Back in 1996,
The Ohio State University Electrical and Computer Engineering (ECE) department made available
LaTeX2e support files including a document class that complied with the graduate school's format for dissertations (see
samples pages,
guidelines,
templates, and
other resources from the
graduate school). The resulting
osudissert96.cls and
osudissert96-mods.sty from the ECE department was kept up to date through 1998, but it was left to lapse out of compliance after several format updates from the graduate school (including a recent one in 2009). Additionally, the graduate school only officially supports helping students with documents "typeset" in Microsoft Word (and even their Word templates may require a more recent version than they claim on the website).

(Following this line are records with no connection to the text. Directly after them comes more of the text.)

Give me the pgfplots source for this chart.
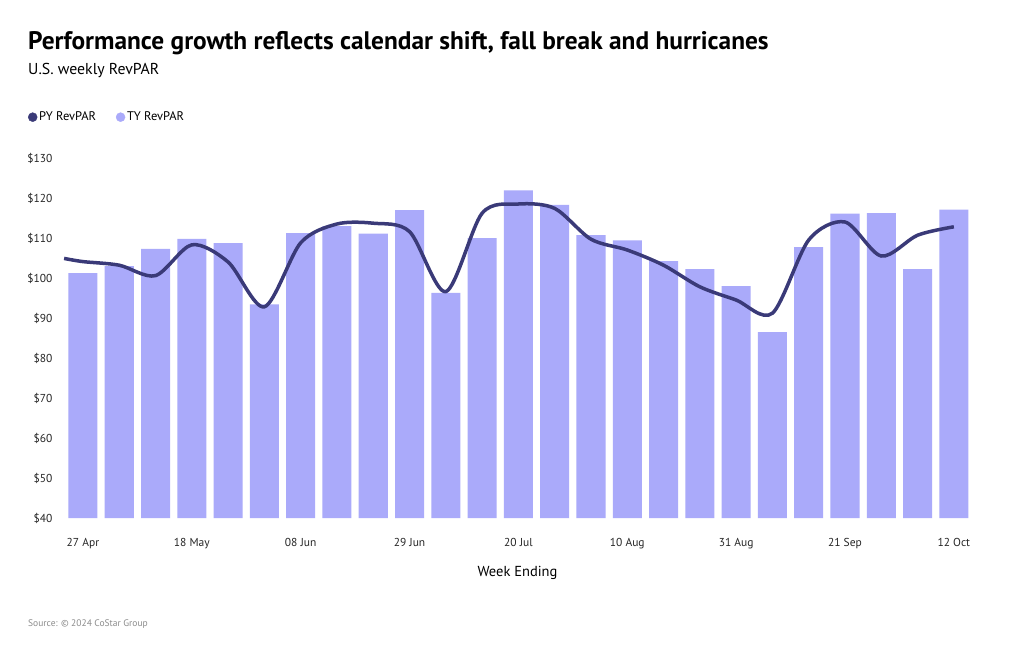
\documentclass[border=0pt]{standalone}
\usepackage{pgfplots}
\pgfplotsset{compat=1.18}
\usepackage{pgfplotstable}
\usepackage{fontspec}
\setmainfont{PT Sans}

\definecolor{tybar}{HTML}{AAAAFA}
\definecolor{pyline}{HTML}{3A3A78}

% week index, TY RevPAR (bars)
\pgfplotstableread{
idx ty
0  101.2
1  103.0
2  107.3
3  109.8
4  108.7
5  93.4
6  111.2
7  113.0
8  111.1
9  117.0
10 96.3
11 110.0
12 121.9
13 118.3
14 110.7
15 109.4
16 104.2
17 102.2
18 98.0
19 86.5
20 107.7
21 116.1
22 116.2
23 102.2
24 117.1
}\tydata

% PY RevPAR (line)
\pgfplotstableread{
idx py
-0.52 104.9
0  104.1
1  103.2
2  100.6
3  108.3
4  104.0
5  92.8
6  108.8
7  113.5
8  113.7
9  111.6
10 96.6
11 116.2
12 118.5
13 117.4
14 109.7
15 107.0
16 103.2
17 97.8
18 94.5
19 91.2
20 109.5
21 114.0
22 105.5
23 110.7
24 112.8
}\pydata

\begin{document}
\begin{tikzpicture}
\path[use as bounding box,fill=white] (0pt,0pt) rectangle (1020pt,-650pt);

\node[anchor=base west,inner sep=0] at (28pt,-50pt)
  {\fontsize{25.35}{30}\selectfont\bfseries Performance growth reflects calendar shift, fall break and hurricanes};
\node[anchor=base west,inner sep=0] at (28pt,-75pt)
  {\fontsize{15.8}{19}\selectfont U.S. weekly RevPAR};
\node[anchor=base west,inner sep=0,text=black!45] at (28pt,-626pt)
  {\fontsize{9.5}{11}\selectfont Source: \textcopyright{} 2024 CoStar Group};

\begin{axis}[
  at={(63pt,-518pt)}, anchor=south west,
  scale only axis,
  width=909pt, height=360pt,
  xmin=-0.55, xmax=24.5,
  ymin=40, ymax=130,
  axis line style={draw=none},
  tick style={draw=none},
  ytick={40,50,...,130},
  yticklabels={\$40,\$50,\$60,\$70,\$80,\$90,\$100,\$110,\$120,\$130},
  xtick={0,3,...,24},
  xticklabels={27 Apr,18 May,08 Jun,29 Jun,20 Jul,10 Aug,31 Aug,21 Sep,12 Oct},
  ticklabel style={font=\fontsize{11.5}{13}\selectfont, text=black!85},
  xticklabel style={yshift=-17pt},
  yticklabel style={xshift=-7pt},
  xlabel={Week Ending},
  xlabel style={font=\fontsize{14.5}{17}\selectfont, yshift=-10pt},
  legend columns=2,
  legend style={at={(-0.0385,1.134)}, anchor=north west, draw=none,
    fill=none, inner sep=0pt,
    font=\fontsize{12.5}{14}\selectfont,
    /tikz/every even column/.append style={column sep=18pt}},
  legend cell align=left,
]
\addplot[ybar, bar width=0.8, bar shift=0pt, fill=tybar, draw=none, forget plot]
  table[x=idx, y=ty] {\tydata};
\addplot[pyline, line width=3.5pt, smooth, tension=0.5, forget plot]
  table[x=idx, y=py] {\pydata};
\addlegendimage{only marks, mark=*, mark size=4.5pt, color=pyline}
\addlegendentry{PY RevPAR}
\addlegendimage{only marks, mark=*, mark size=4.5pt, color=tybar}
\addlegendentry{TY RevPAR}
\end{axis}
\end{tikzpicture}
\end{document}
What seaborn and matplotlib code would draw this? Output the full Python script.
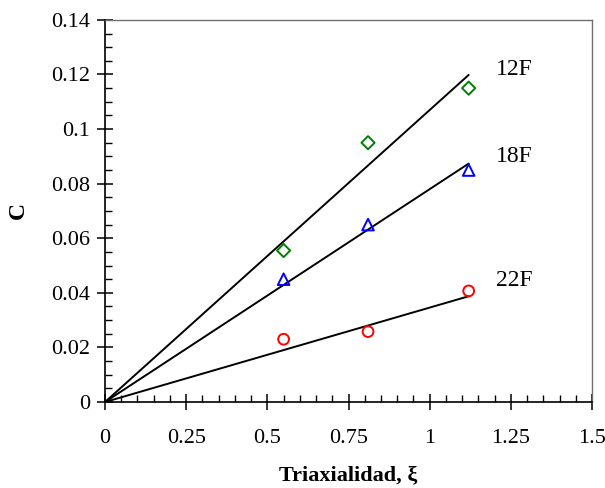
import numpy as np
import pandas as pd
import matplotlib
matplotlib.use("Agg")
import matplotlib.pyplot as plt
from matplotlib.ticker import MultipleLocator
import seaborn as sns

# Measured damage parameter C versus stress triaxiality for three specimen series
triax = [0.55, 0.81, 1.12]
c_12f = [0.0555, 0.095, 0.115]
c_18f = [0.045, 0.065, 0.085]
c_22f = [0.023, 0.0258, 0.0407]

series = ["12F", "18F", "22F"]
fit_slopes = [0.107, 0.078, 0.0346]   # linear fits through the origin
fit_xmax = 1.12
label_pos = [(1.205, 0.1218), (1.205, 0.0898), (1.205, 0.0446)]

colors = ["#008000", "#0000ff", "#ff0000"]
markers = ["D", "^", "o"]
msizes = [45, 70, 60]

sns.set_style("ticks")
plt.rcParams["font.family"] = ["Liberation Serif", "DejaVu Serif"]
plt.rcParams["text.color"] = "black"
plt.rcParams["axes.labelcolor"] = "black"

fig = plt.figure(figsize=(6.05, 4.88), dpi=100)
ax = fig.add_axes([0.1736, 0.1762, 0.805, 0.783])

data = pd.DataFrame({
    "x": triax * 3,
    "C": c_12f + c_18f + c_22f,
    "serie": [s for s in series for _ in triax],
})

for s, slope in zip(series, fit_slopes):
    xs = np.array([0.0, fit_xmax])
    sns.lineplot(x=xs, y=slope * xs, ax=ax, color="black", lw=1.4)

for s, col, mk, ms in zip(series, colors, markers, msizes):
    sub = data[data["serie"] == s]
    sns.scatterplot(data=sub, x="x", y="C", ax=ax, marker=mk, s=ms,
                    facecolor="none", edgecolor=col, linewidth=1.4, zorder=3)

for s, (lx, ly) in zip(series, label_pos):
    ax.text(lx, ly, s, fontsize=17, va="center", ha="left", color="black")

ax.set_xlim(0, 1.5)
ax.set_ylim(0, 0.14)
ax.xaxis.set_major_locator(MultipleLocator(0.25))
ax.xaxis.set_minor_locator(MultipleLocator(0.05))
ax.yaxis.set_major_locator(MultipleLocator(0.02))
ax.yaxis.set_minor_locator(MultipleLocator(0.005))

def fmt(v):
    return f"{v:g}"

ax.set_xticklabels([fmt(v) for v in ax.get_xticks()])
ax.set_yticklabels([fmt(round(v, 3)) for v in ax.get_yticks()])

ax.tick_params(which="major", direction="inout", length=11, width=1.1,
               labelsize=16, pad=5, colors="black")
ax.tick_params(which="minor", direction="in", length=5, width=1.0, colors="black")
ax.tick_params(axis="x", which="major", pad=14)

for side in ["left", "bottom"]:
    ax.spines[side].set_color("black")
    ax.spines[side].set_linewidth(1.2)
for side in ["top", "right"]:
    ax.spines[side].set_visible(True)
    ax.spines[side].set_color("#707070")
    ax.spines[side].set_linewidth(1.0)

ax.set_xlabel("Triaxialidad, ξ", fontsize=16, fontweight="bold", labelpad=12)
ax.set_ylabel("C", fontsize=17, fontweight="bold", labelpad=16)

fig.savefig("out.png", dpi=100, facecolor="white")
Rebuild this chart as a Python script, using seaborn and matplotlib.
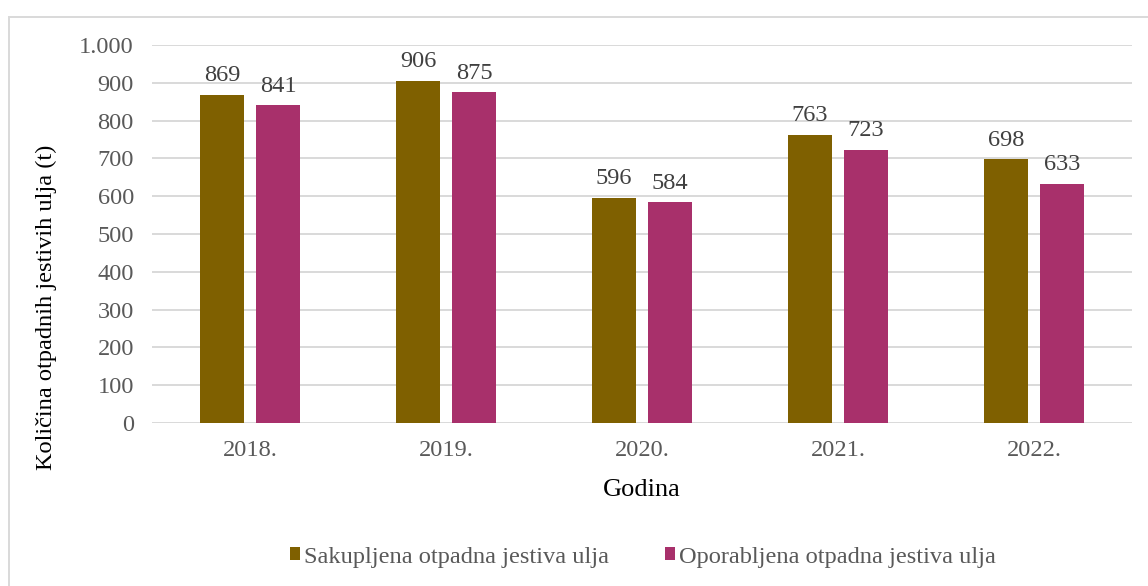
import matplotlib
matplotlib.use("Agg")
import matplotlib.pyplot as plt
import seaborn as sns
import pandas as pd
from matplotlib.ticker import FuncFormatter, MultipleLocator
from matplotlib.patches import Rectangle, Patch

years = ["2018.", "2019.", "2020.", "2021.", "2022."]
collected = [869, 906, 596, 763, 698]
recovered = [841, 875, 584, 723, 633]
series_names = ["Sakupljena otpadna jestiva ulja", "Oporabljena otpadna jestiva ulja"]
colors = ["#7F6000", "#A8306B"]

df = pd.DataFrame({
    "Godina": years * 2,
    "value": collected + recovered,
    "series": [series_names[0]] * len(years) + [series_names[1]] * len(years),
})

sns.set_style("white")
plt.rcParams["font.family"] = ["Liberation Serif", "DejaVu Serif"]
FS = 17.6

fig = plt.figure(figsize=(11.48, 5.86), dpi=100)
W, H = 1148, 586
ax = fig.add_axes([152 / W, 1 - 423 / H, 980 / W, (423 - 45) / H])

sns.barplot(data=df, x="Godina", y="value", hue="series", palette=colors,
            width=0.571, gap=0.214, ax=ax, legend=False, saturation=1,
            linewidth=0)

ax.set_ylim(0, 1000)
ax.set_xlim(-0.5, 4.5)
ax.yaxis.set_major_locator(MultipleLocator(100))
ax.yaxis.set_major_formatter(FuncFormatter(lambda v, p: f"{int(v):,}".replace(",", ".")))
ax.grid(axis="y", color="#D9D9D9", linewidth=1.4)
ax.set_axisbelow(True)
for s in ax.spines.values():
    s.set_visible(False)
ax.tick_params(axis="y", length=0, pad=13, labelsize=FS, labelcolor="#595959")
ax.tick_params(axis="x", length=0, pad=12, labelsize=FS, labelcolor="#595959")
ax.set_xlabel("")
ax.set_ylabel("")

for cont in ax.containers:
    ax.bar_label(cont, labels=[f"{int(b.get_height())}" for b in cont],
                 padding=6, fontsize=FS, color="#404040")

fig.text(46 / W, 1 - 307 / H, "Količina otpadnih jestivih ulja (t)", rotation=90,
         ha="center", va="center", fontsize=FS, color="black")
fig.text(642 / W, 1 - 490 / H, "Godina", ha="center", va="center",
         fontsize=19, color="black")

handles = [Patch(facecolor=c, edgecolor="none") for c in colors]
fig.legend(handles, series_names, loc="center", bbox_to_anchor=(643 / W, 1 - 557 / H),
           ncol=2, frameon=False, fontsize=FS, handlelength=0.42, handleheight=0.42,
           handletextpad=0.15, columnspacing=2.3, labelcolor="#595959")

fig.patches.append(Rectangle((8.5 / W, -0.05), 1.2, 1 - 16.5 / H + 0.05,
                             transform=fig.transFigure, fill=False,
                             edgecolor="#D9D9D9", linewidth=1.4))

fig.savefig("out.png", dpi=100, facecolor="white")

So back when I put together
my dissertation (which has
source code available to review) in 2010, I updated those old ECE templates for the 2010 format. I tried to make them backward compatible with the old
osudissert96 to make them nice drop-in replacements for anyone using the outdated versions. You can find them at:
For the most part, the old
osudissert96 documentation still applies. However, it might be better just browsing through the sample and/or using the sample as a template for your own document. To get the sample up and running,
- Unzip sample-osudissert10.zip.
- Unzip osudissert10.zip.
- Put the CLS and STY files from osudissert10.zip into the same directory as the files from sample-osudissert10.zip
- Build the sample dissertation with:
- pdflatex Thesis.tex
- bibtex Thesis.aux
- pdflatex Thesis.tex
- pdflatex Thesis.tex
- Review the resulting Thesis.pdf file, which also includes documentation on how to get your own dissertation up and running.
There is also a README file in sample-osudissert10.zip that basically says the same as above. Experts may just need the files in
osudissert10.zip, but it will still be useful to see the quick reference in Appendix B of the sample dissertation. Note that the documentclass is still called
osudissert96.cls even though the zip file is called osudissert10.zip; this choice was made for compatibility with old dissertations using the old files.
I hope that helps someone out there. I probably won't be monitoring the graduate school format policies now that I am not in graduate school anymore, but I am usually happy to help with "how-to-modify" questions over e-mail (if I have time). Good luck!